[RECORDS PROVIDED]:
begin

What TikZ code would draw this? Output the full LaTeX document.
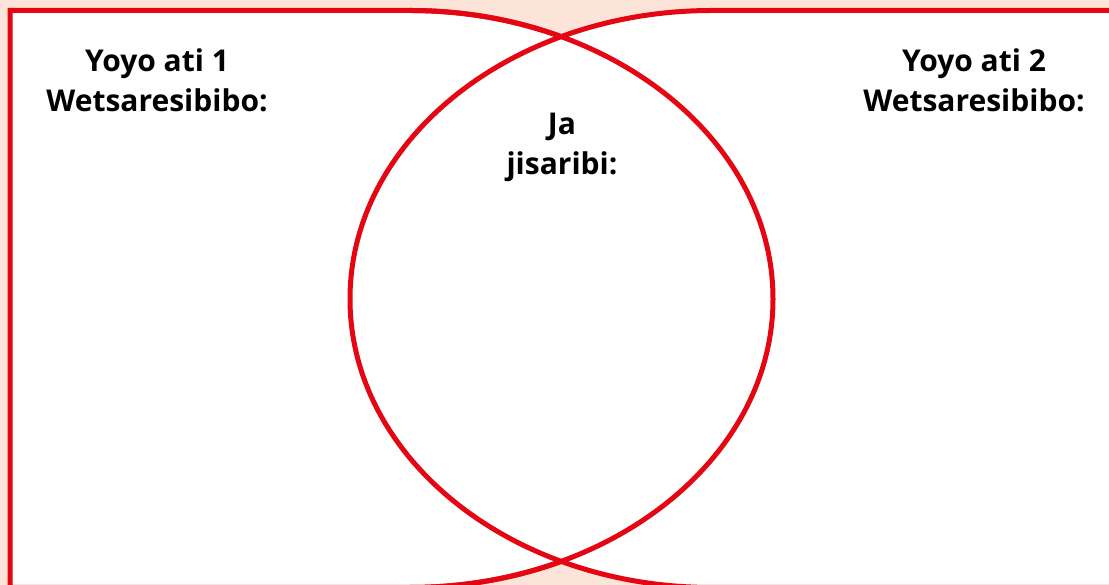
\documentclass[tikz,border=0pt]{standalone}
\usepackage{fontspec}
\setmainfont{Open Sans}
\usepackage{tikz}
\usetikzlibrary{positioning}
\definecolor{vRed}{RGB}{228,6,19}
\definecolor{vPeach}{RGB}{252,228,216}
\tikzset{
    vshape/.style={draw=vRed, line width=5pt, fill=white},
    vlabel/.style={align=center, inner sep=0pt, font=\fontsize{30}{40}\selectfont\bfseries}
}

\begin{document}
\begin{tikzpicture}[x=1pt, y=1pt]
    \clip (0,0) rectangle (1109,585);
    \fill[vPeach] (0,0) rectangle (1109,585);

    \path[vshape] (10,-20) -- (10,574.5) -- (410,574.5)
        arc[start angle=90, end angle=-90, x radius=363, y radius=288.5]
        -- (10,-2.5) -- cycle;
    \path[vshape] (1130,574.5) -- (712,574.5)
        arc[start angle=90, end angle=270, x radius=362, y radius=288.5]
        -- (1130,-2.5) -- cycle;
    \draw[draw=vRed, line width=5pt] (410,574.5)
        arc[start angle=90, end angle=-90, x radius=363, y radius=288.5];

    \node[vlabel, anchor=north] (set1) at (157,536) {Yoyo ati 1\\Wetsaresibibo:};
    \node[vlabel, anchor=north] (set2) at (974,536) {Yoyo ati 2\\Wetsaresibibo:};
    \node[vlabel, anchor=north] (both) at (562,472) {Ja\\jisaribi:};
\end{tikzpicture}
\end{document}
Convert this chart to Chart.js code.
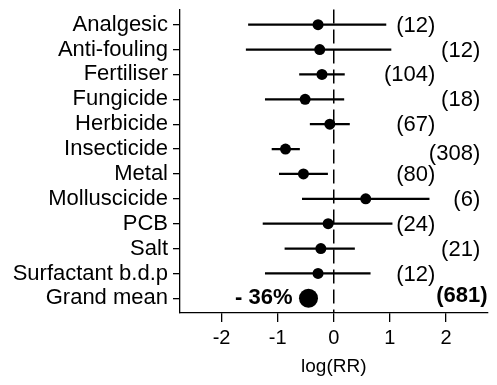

end

[SET PROBLEM]: Exactly reproduce the entries above, minus the pictures.

[EXERCISE RESPONSE]:
What TikZ code would draw this? Output the full LaTeX document.
\documentclass[tikz,border=0pt]{standalone}
\usepackage{fontspec}
\setmainfont{Open Sans}
\usepackage{tikz}
\usetikzlibrary{positioning}
\definecolor{vRed}{RGB}{228,6,19}
\definecolor{vPeach}{RGB}{252,228,216}
\tikzset{
    vshape/.style={draw=vRed, line width=5pt, fill=white},
    vlabel/.style={align=center, inner sep=0pt, font=\fontsize{30}{40}\selectfont\bfseries}
}

\begin{document}
\begin{tikzpicture}[x=1pt, y=1pt]
    \clip (0,0) rectangle (1109,585);
    \fill[vPeach] (0,0) rectangle (1109,585);

    \path[vshape] (10,-20) -- (10,574.5) -- (410,574.5)
        arc[start angle=90, end angle=-90, x radius=363, y radius=288.5]
        -- (10,-2.5) -- cycle;
    \path[vshape] (1130,574.5) -- (712,574.5)
        arc[start angle=90, end angle=270, x radius=362, y radius=288.5]
        -- (1130,-2.5) -- cycle;
    \draw[draw=vRed, line width=5pt] (410,574.5)
        arc[start angle=90, end angle=-90, x radius=363, y radius=288.5];

    \node[vlabel, anchor=north] (set1) at (157,536) {Yoyo ati 1\\Wetsaresibibo:};
    \node[vlabel, anchor=north] (set2) at (974,536) {Yoyo ati 2\\Wetsaresibibo:};
    \node[vlabel, anchor=north] (both) at (562,472) {Ja\\jisaribi:};
\end{tikzpicture}
\end{document}
Convert this chart to Chart.js code.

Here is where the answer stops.